If Hayek’s achievements, thus far, are anything to go by the music school is certainly doing well on the artistic front. Since graduating from the conservatory, he has come under the learned aegis of evergreen octogenarian pianist, conductor and educator Prof. Aryeh Vardi at the Buchmann-Mehta School of Music at the University of Tel Aviv, and is also benefiting from the valuable tutelage of world-famous American pianist and conductor Murray Perahia. He has also acquitted himself with distinction in the rough and tumble unforgiving world of musical contests, placing second and third in 2013 and 2015 editions of the prestigious Pnina Salzman Competition for young pianists, and winning the Piano Forever competition, for pianists from all over the country ages 6-28, in 2017.
But it is his Polyphony teacher whom he credits with setting him on the road to serious musical endeavor. “I studied with Ron Trachtman for eight years,” says Hayek. “Without him, I wouldn’t be where I am today.” The young pianist says he also gained a lot from the unique ambiance and the company he kept at the conservatory. “It was very interesting to study alongside Arab friends and relatives.”
Hayek’s musical pathway did not, in fact, get off to the best of starts although that proved to be only a brief hiccup in his professional trajectory. “I began on violin, at the age of five,” he notes, adding that the groundwork for his connection with Polyphony was then, albeit indirectly, set in place. “I studied with Nabil Abboud-Ashkar, but I stopped after about a month. I just didn’t connect with the violin.”
Thankfully, some parental wisdom came to the rescue. “My mother asked me if I wanted to try a different instrument and, for some reason, I chose the piano,” Hayek recalls. It also helped that he had some hands-on support at home. “My mother taught me for a year and a half. She’s not a musician but she has a good background in music.” When he was seven, Hayek enrolled at Polyphony and the rest is his evolving, successful history.
Mind you, he wasn’t immediately sold on a career as a concert pianist from the word go. “I was interested in mathematics and other things but I knew I wanted to be an artist in some field,” he says.
His career path became clear by the time he was 15, and he developed a particular interest in Romantic and post-Romantic Era music, even though he has managed to keep his options open. “Schumann is one of my favorites, and Brahms, but I like all sorts of composers and music. I like Stravinsky, and also [pioneering 20th-century French composer Olivier] Messiaen and [contemporary avant-garde Hungarian composer György Sándor] Ligeti.” Hayek clearly embraces broad swathes of musical thought, and it should be interesting to see how things pan out for him in the years to come.
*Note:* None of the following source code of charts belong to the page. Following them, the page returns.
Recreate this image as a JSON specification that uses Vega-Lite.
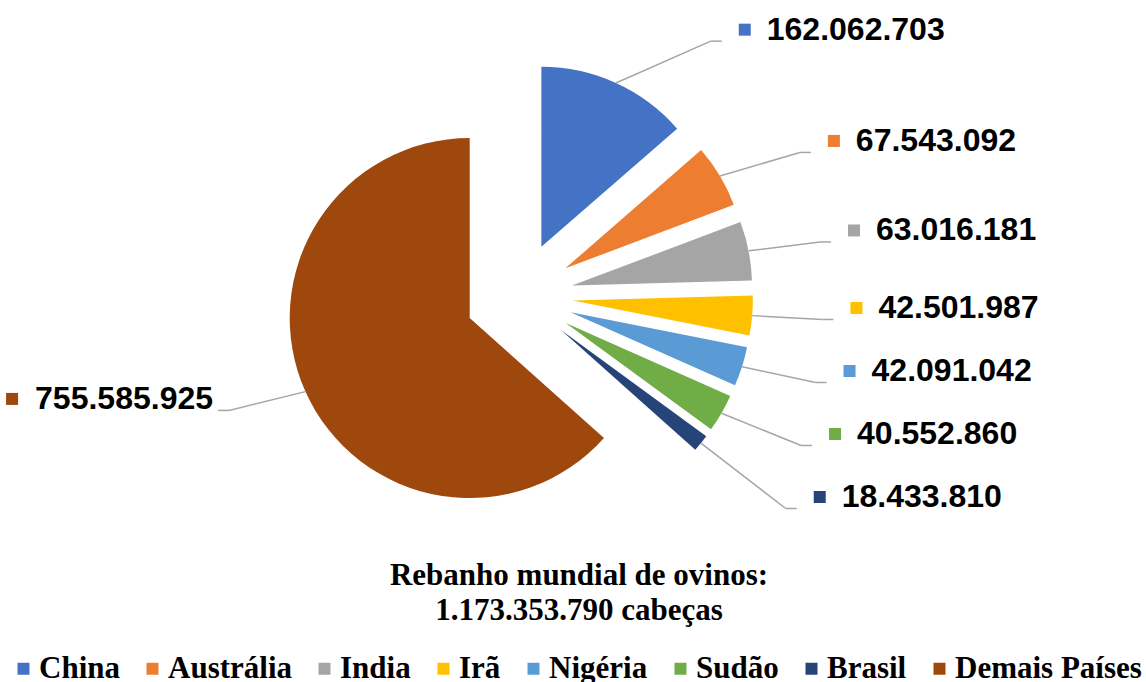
{
  "$schema": "https://vega.github.io/schema/vega-lite/v6.json",
  "width": 1146,
  "height": 530,
  "autosize": {"type": "pad"},
  "padding": 0,
  "background": "white",
  "config": {
    "view": {"stroke": null},
    "locale": {"number": {"decimal": ",", "thousands": ".", "grouping": [3], "currency": ["", ""]}}
  },
  "data": {"values": [
    {"pais": "China", "v": 162062703},
    {"pais": "Austrália", "v": 67543092},
    {"pais": "India", "v": 63016181},
    {"pais": "Irã", "v": 42501987},
    {"pais": "Nigéria", "v": 42091042},
    {"pais": "Sudão", "v": 40552860},
    {"pais": "Brasil", "v": 18433810},
    {"pais": "Demais Países", "v": 755585925}
  ]},
  "transform": [
    {"joinaggregate": [{"op": "sum", "field": "v", "as": "tot"}]},
    {"window": [{"op": "sum", "field": "v", "as": "cum"}], "frame": [null, 0]},
    {"calculate": "(datum.cum - datum.v) / datum.tot", "as": "t0"},
    {"calculate": "datum.cum / datum.tot", "as": "t1"},
    {"calculate": "PI * (datum.t0 + datum.t1)", "as": "mid"},
    {"calculate": "sin(datum.mid)", "as": "sx"},
    {"calculate": "cos(datum.mid)", "as": "cy"},
    {"calculate": "datum.sx >= 0 ? 'R' : 'L'", "as": "side"},
    {"calculate": "54 * datum.sx", "as": "ex"},
    {"calculate": "54 * datum.cy", "as": "ey"},
    {"calculate": "234 * datum.sx", "as": "px"},
    {"calculate": "234 * datum.cy", "as": "py"},
    {"calculate": "(datum.sx >= 0 ? 1 : -1) * 315 * sqrt(abs(datum.sx))", "as": "ax"},
    {"calculate": "-280 * datum.cy", "as": "dn"},
    {"window": [{"op": "row_number", "as": "rn"}], "groupby": ["side"], "sort": [{"field": "t0"}]},
    {"calculate": "datum.dn - 63 * (datum.rn - 1)", "as": "z"},
    {"window": [{"op": "max", "field": "z", "as": "zmax"}], "groupby": ["side"], "sort": [{"field": "t0"}], "frame": [null, 0]},
    {"calculate": "-(datum.zmax + 63 * (datum.rn - 1))", "as": "ay"},
    {"calculate": "datum.ax - (datum.sx >= 0 ? 11 : -11)", "as": "qx"},
    {"calculate": "datum.sx >= 0 ? datum.ax + 23 : datum.ax - 206", "as": "kx"},
    {"calculate": "datum.sx >= 0 ? datum.ax + 45 : datum.ax - 183", "as": "tx"},
    {"calculate": "datum.ay + 11.5", "as": "ky"}
  ],
  "layer": [
    {
      "mark": {"type": "arc", "outerRadius": 180},
      "encoding": {
        "x": {"field": "ex", "type": "quantitative", "axis": null, "scale": {"domain": [-519, 627], "nice": false, "zero": false}},
        "y": {"field": "ey", "type": "quantitative", "axis": null, "scale": {"domain": [-234, 296], "nice": false, "zero": false}},
        "theta": {"field": "t0", "type": "quantitative", "stack": null, "scale": {"domain": [0, 1]}},
        "theta2": {"field": "t1"},
        "color": {
          "field": "pais", "type": "nominal",
          "scale": {
            "domain": ["China", "Austrália", "India", "Irã", "Nigéria", "Sudão", "Brasil", "Demais Países"],
            "range": ["#4472C4", "#ED7D31", "#A5A5A5", "#FFC000", "#5B9BD5", "#70AD47", "#264478", "#9E480E"]
          },
          "legend": {
            "orient": "bottom",
            "direction": "horizontal",
            "offset": 14,
            "padding": 17,
            "title": ["Rebanho mundial de ovinos:", "1.173.353.790 cabeças"],
            "titleFont": "Liberation Serif",
            "titleFontSize": 31,
            "titleFontWeight": "bold",
            "titleColor": "black",
            "titleAnchor": "middle",
            "titleAlign": "center",
            "titleOrient": "top",
            "titleLineHeight": 35,
            "titlePadding": 26,
            "titleLimit": 1000,
            "labelFont": "Liberation Serif",
            "labelFontSize": 31,
            "labelFontWeight": "bold",
            "labelColor": "black",
            "labelLimit": 400,
            "labelOffset": 0,
            "symbolOffset": -9,
            "columnPadding": 26,
            "symbolType": "square",
            "symbolSize": 144,
            "symbolStrokeWidth": 0,
            "symbolOpacity": 1
          }
        }
      }
    },
    {
      "mark": {"type": "rule", "color": "#A6A6A6", "strokeWidth": 1.5},
      "encoding": {
        "x": {"field": "px", "type": "quantitative", "axis": null, "scale": {"domain": [-519, 627], "nice": false, "zero": false}},
        "y": {"field": "py", "type": "quantitative", "axis": null, "scale": {"domain": [-234, 296], "nice": false, "zero": false}},
        "x2": {"field": "qx"},
        "y2": {"field": "ay"}
      }
    },
    {
      "mark": {"type": "rule", "color": "#A6A6A6", "strokeWidth": 1.5},
      "encoding": {
        "x": {"field": "qx", "type": "quantitative", "axis": null, "scale": {"domain": [-519, 627], "nice": false, "zero": false}},
        "y": {"field": "ay", "type": "quantitative", "axis": null, "scale": {"domain": [-234, 296], "nice": false, "zero": false}},
        "x2": {"field": "ax"}
      }
    },
    {
      "mark": {"type": "point", "shape": "square", "filled": true, "size": 144, "opacity": 1},
      "encoding": {
        "x": {"field": "kx", "type": "quantitative", "axis": null, "scale": {"domain": [-519, 627], "nice": false, "zero": false}},
        "y": {"field": "ky", "type": "quantitative", "axis": null, "scale": {"domain": [-234, 296], "nice": false, "zero": false}},
        "color": {"field": "pais", "type": "nominal"}
      }
    },
    {
      "mark": {"type": "text", "align": "left", "baseline": "middle", "font": "Liberation Sans", "fontSize": 32, "fontWeight": "bold", "color": "black"},
      "encoding": {
        "x": {"field": "tx", "type": "quantitative", "axis": null, "scale": {"domain": [-519, 627], "nice": false, "zero": false}},
        "y": {"field": "ky", "type": "quantitative", "axis": null, "scale": {"domain": [-234, 296], "nice": false, "zero": false}},
        "text": {"field": "v", "type": "quantitative", "format": ",.0f"}
      }
    }
  ]
}
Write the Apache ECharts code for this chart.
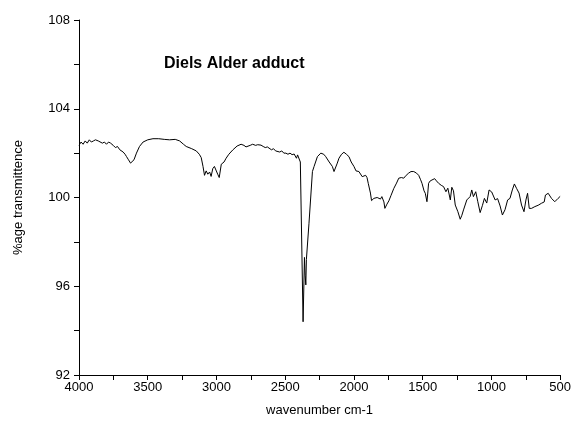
<!DOCTYPE html>
<html>
<head>
<meta charset="utf-8">
<script src="https://cdn.jsdelivr.net/npm/echarts@6/dist/echarts.min.js"></script>
<style>
  html, body { margin: 0; padding: 0; background: #fff; }
  #chart { width: 574px; height: 424px; }
</style>
</head>
<body>
<div id="chart"></div>
<script>
// spectrum
var wavenumbers = [
  4000, 3985, 3970, 3955, 3940, 3925, 3910, 3895, 3880, 3860, 3848, 3830, 3815, 3800, 3785, 3770,
  3751, 3735, 3720, 3703, 3690, 3679, 3665, 3655, 3640, 3625, 3612, 3600, 3582, 3560, 3534, 3500,
  3462, 3420, 3380, 3341, 3300, 3268, 3240, 3220, 3180, 3147, 3125, 3111, 3098, 3087, 3075, 3063,
  3050, 3039, 3027, 3015, 3003, 2991, 2980, 2973, 2965, 2959, 2945, 2930, 2910, 2882, 2850, 2821,
  2800, 2785, 2773, 2755, 2737, 2715, 2700, 2676, 2660, 2645, 2630, 2616, 2600, 2585, 2570, 2556,
  2540, 2525, 2510, 2495, 2480, 2465, 2450, 2435, 2425, 2418, 2410, 2399, 2390, 2370, 2360, 2355,
  2350, 2346, 2327, 2302, 2290, 2266, 2241, 2220, 2205, 2180, 2157, 2145, 2121, 2109, 2090, 2073,
  2055, 2036, 2020, 2000, 1985, 1976, 1964, 1952, 1940, 1927, 1915, 1905, 1896, 1880, 1872, 1862,
  1855, 1843, 1831, 1820, 1807, 1797, 1790, 1782, 1775, 1760, 1746, 1730, 1710, 1690, 1674, 1655,
  1638, 1620, 1602, 1585, 1565, 1545, 1529, 1515, 1505, 1490, 1481, 1469, 1463, 1457, 1445, 1433,
  1413, 1400, 1384, 1365, 1348, 1331, 1317, 1299, 1288, 1276, 1263, 1244, 1227, 1215, 1203, 1179,
  1155, 1143, 1131, 1114, 1099, 1082, 1065, 1051, 1034, 1017, 998, 973, 955, 937, 920, 901,
  882, 865, 848, 833, 817, 799, 781, 763, 749, 737, 725, 708, 684, 660, 636, 616,
  607, 587, 563, 539, 515, 500
];
var transmittance = [
  102.35, 102.5, 102.4, 102.55, 102.45, 102.6, 102.5, 102.55, 102.6, 102.55, 102.5, 102.45, 102.5, 102.4, 102.5, 102.45,
  102.35, 102.25, 102.3, 102.15, 102.2, 102.05, 101.95, 101.85, 101.7, 101.55, 101.55, 101.7, 102.0, 102.3, 102.5, 102.6,
  102.65, 102.65, 102.62, 102.6, 102.62, 102.55, 102.4, 102.3, 102.2, 102.1, 101.95, 101.8, 101.4, 101.0, 101.2, 101.05,
  101.15, 100.95, 101.3, 101.4, 101.35, 101.05, 100.9, 100.85, 101.5, 101.5, 101.6, 101.77, 101.95, 102.14, 102.32, 102.4,
  102.35, 102.28, 102.25, 102.35, 102.4, 102.35, 102.38, 102.36, 102.3, 102.25, 102.28, 102.2, 102.15, 102.2, 102.1, 102.14,
  102.05, 102.1, 102.0, 102.0, 101.95, 102.0, 101.93, 101.96, 101.9, 101.77, 101.92, 101.9, 101.6, 94.4, 97.3, 96.5,
  96.06, 97.2, 98.84, 101.17, 101.4, 101.84, 102.0, 101.95, 101.84, 101.6, 101.4, 101.17, 101.55, 101.77, 101.95, 102.04,
  101.95, 101.84, 101.6, 101.4, 101.2, 101.17, 101.17, 101.1, 100.94, 101.0, 101.0, 100.9, 100.64, 100.2, 99.86, 99.95,
  99.96, 100.04, 100.0, 99.95, 99.93, 100.04, 100.04, 99.8, 99.51, 99.7, 99.85, 100.1, 100.41, 100.65, 100.87, 100.9,
  100.87, 101.0, 101.1, 101.17, 101.17, 101.1, 101.0, 100.8, 100.64, 100.3, 100.19, 99.81, 100.2, 100.64, 100.75, 100.82,
  100.85, 100.75, 100.64, 100.55, 100.49, 100.26, 100.42, 99.89, 100.46, 100.3, 99.66, 99.36, 99.02, 99.2, 99.44, 99.89,
  100.04, 100.34, 100.04, 100.26, 99.81, 99.32, 99.65, 99.96, 99.75, 100.34, 100.25, 99.89, 99.95, 99.62, 99.21, 99.45,
  99.89, 99.96, 100.34, 100.61, 100.41, 100.2, 99.66, 99.36, 99.89, 100.19, 99.51, 99.51, 99.59, 99.65, 99.74, 99.8,
  100.11, 100.19, 99.96, 99.81, 99.96, 100.05
];

var chartTitle = 'Diels Alder adduct';
var xName = 'wavenumber cm-1';
var yName = '%age transmittence';

var points = wavenumbers.map(function (w, i) { return [w, transmittance[i]]; });

var font = '"Liberation Sans", Arial, sans-serif';

var chart = echarts.init(document.getElementById('chart'), null, { renderer: 'canvas' });
chart.setOption({
  backgroundColor: '#fff',
  animation: false,
  title: {
    text: chartTitle,
    left: 164,
    top: 56,
    padding: 0,
    textStyle: { fontFamily: font, fontSize: 16, fontWeight: 'bold', color: '#000' }
  },
  grid: { left: 79, right: 12, top: 20, bottom: 49, containLabel: false },
  xAxis: {
    type: 'value',
    inverse: true,
    min: 500,
    max: 4000,
    interval: 500,
    name: xName,
    nameLocation: 'middle',
    nameGap: 29,
    nameTextStyle: { fontFamily: font, fontSize: 13, color: '#000' },
    axisLine: { show: true, onZero: false, lineStyle: { color: '#000', width: 1 } },
    axisTick: { show: true, inside: false, length: 5, lineStyle: { color: '#000' } },
    minorTick: { show: true, splitNumber: 2, length: 5, lineStyle: { color: '#000' } },
    axisLabel: {
      fontFamily: font, fontSize: 13, color: '#000', margin: 6,
      formatter: function (v) { return String(v); }
    },
    splitLine: { show: false }
  },
  yAxis: {
    type: 'value',
    min: 92,
    max: 108,
    interval: 4,
    name: yName,
    nameLocation: 'middle',
    nameGap: 54,
    nameTextStyle: { fontFamily: font, fontSize: 13, color: '#000' },
    axisLine: { show: true, onZero: false, lineStyle: { color: '#000', width: 1 } },
    axisTick: { show: true, inside: false, length: 5, lineStyle: { color: '#000' } },
    minorTick: { show: true, splitNumber: 2, length: 5, lineStyle: { color: '#000' } },
    axisLabel: {
      fontFamily: font, fontSize: 13, color: '#000', margin: 9,
      formatter: function (v) { return String(v); }
    },
    splitLine: { show: false }
  },
  series: [{
    type: 'line',
    data: points,
    showSymbol: false,
    symbol: 'none',
    lineStyle: { color: '#000', width: 1 },
    silent: true
  }]
});
</script>
</body>
</html>
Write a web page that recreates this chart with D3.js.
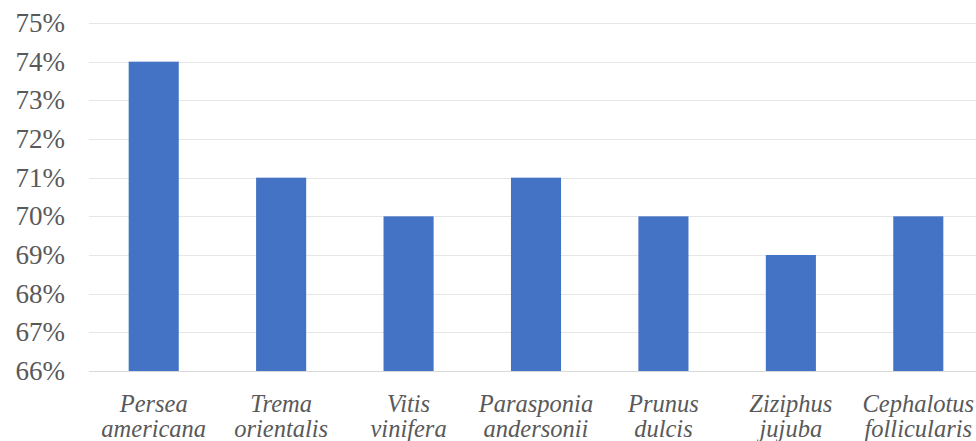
<!DOCTYPE html>
<html>
<head>
<meta charset="utf-8">
<script src="https://cdn.jsdelivr.net/npm/d3@7"></script>
<style>
  html, body { margin: 0; padding: 0; background: #fff; }
  svg { display: block; }
</style>
</head>
<body>
<svg id="chart" width="976" height="441"></svg>
<script>
// Species (two-line labels) and their percentages
const speciesLine1 = ["Persea", "Trema", "Vitis", "Parasponia", "Prunus", "Ziziphus", "Cephalotus"];
const speciesLine2 = ["americana", "orientalis", "vinifera", "andersonii", "dulcis", "jujuba", "follicularis"];
const percentValues = [74, 71, 70, 71, 70, 69, 70];
const yTicks = [66, 67, 68, 69, 70, 71, 72, 73, 74, 75];

(function () {
  const svg = d3.select("#chart");
  const plotLeft = 90, plotRight = 982, plotTop = 23, plotBottom = 371;
  const serif = "'Liberation Serif'";

  const x = d3.scaleBand()
    .domain(d3.range(speciesLine1.length))
    .range([plotLeft, plotRight])
    .paddingInner(0.607)
    .paddingOuter(0.3035);

  const y = d3.scaleLinear().domain([66, 75]).range([plotBottom, plotTop]);

  // Horizontal gridlines
  svg.append("g")
    .selectAll("line")
    .data(yTicks)
    .join("line")
    .attr("x1", plotLeft - 1)
    .attr("x2", 976)
    .attr("y1", d => Math.round(y(d)) + 0.5)
    .attr("y2", d => Math.round(y(d)) + 0.5)
    .attr("stroke", d => d === 66 ? "#d9d9d9" : "#e6e6e6")
    .attr("stroke-width", 1);

  // Y-axis labels
  const yAxis = d3.axisLeft(y).tickValues(yTicks).tickFormat(d => d + "%").tickSize(0).tickPadding(0);
  const yg = svg.append("g").attr("transform", "translate(65,0)").call(yAxis);
  yg.select(".domain").remove();
  yg.attr("font-family", null).attr("font-size", null);
  yg.selectAll("text")
    .style("font-family", serif)
    .style("font-size", "27px")
    .attr("fill", "#595959");

  // Bars
  svg.append("g")
    .selectAll("rect")
    .data(percentValues)
    .join("rect")
    .attr("x", (d, i) => x(i))
    .attr("width", x.bandwidth())
    .attr("y", d => y(d))
    .attr("height", d => y(66) - y(d))
    .attr("fill", "#4472c4");

  // Category labels
  const labels = svg.append("g")
    .style("font-family", serif)
    .style("font-style", "italic")
    .style("font-size", "24.5px")
    .attr("fill", "#595959")
    .attr("text-anchor", "middle");

  labels.selectAll("text.l1")
    .data(speciesLine1)
    .join("text")
    .attr("class", "l1")
    .attr("x", (d, i) => x(i) + x.bandwidth() / 2)
    .attr("y", 412)
    .text(d => d);

  labels.selectAll("text.l2")
    .data(speciesLine2)
    .join("text")
    .attr("class", "l2")
    .attr("x", (d, i) => x(i) + x.bandwidth() / 2)
    .attr("y", 437)
    .text(d => d);
})();
</script>
</body>
</html>
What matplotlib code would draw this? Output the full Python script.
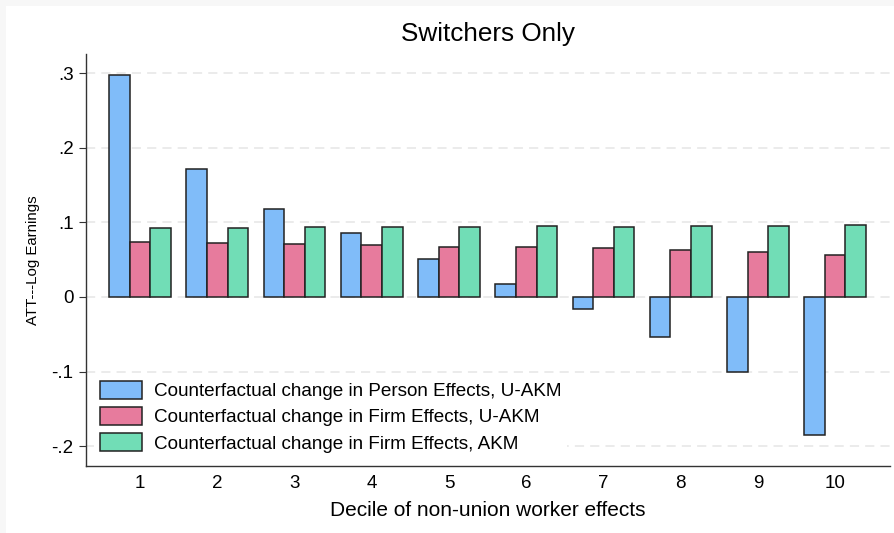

For now he is looking forward to next week’s musical rendezvous with Darwish. “I’ve known Nour for a few years but we only got to work together last June,” he says. “I enjoyed it a lot. Nour is really good. We work well together.”
The Liturgical Music Festival curtain-raiser finds Abboud-Ashkar conducting the Galilee Chamber Orchestra, with vocalists from the Israel Opera, performing Beethoven’s Symphony No. 1 and Christ on the Mount of Olives oratorio. Elsewhere over the three days, the public can enjoy a rendition of Brahms’s A German Requiem, while the artistic director’s brother, conductor-pianist Saleem Abboud-Ashkar takes center stage for the closing slot that also features the Tel Aviv Collegium Singers and the Barrocade - The Israel Baroque Collective ensemble, as well Israel Opera vocalists. The program for the all-Vivaldi festival finale includes the Concerto for Two Violins in A minor, Cessate cantata and the magnificent Gloria in D Major.
And anyone looking to make a day or two of it can also get into the Yuletide spirit by joining guided tours of the Christmassy locale, and enjoy some seasonally priced accommodation offers.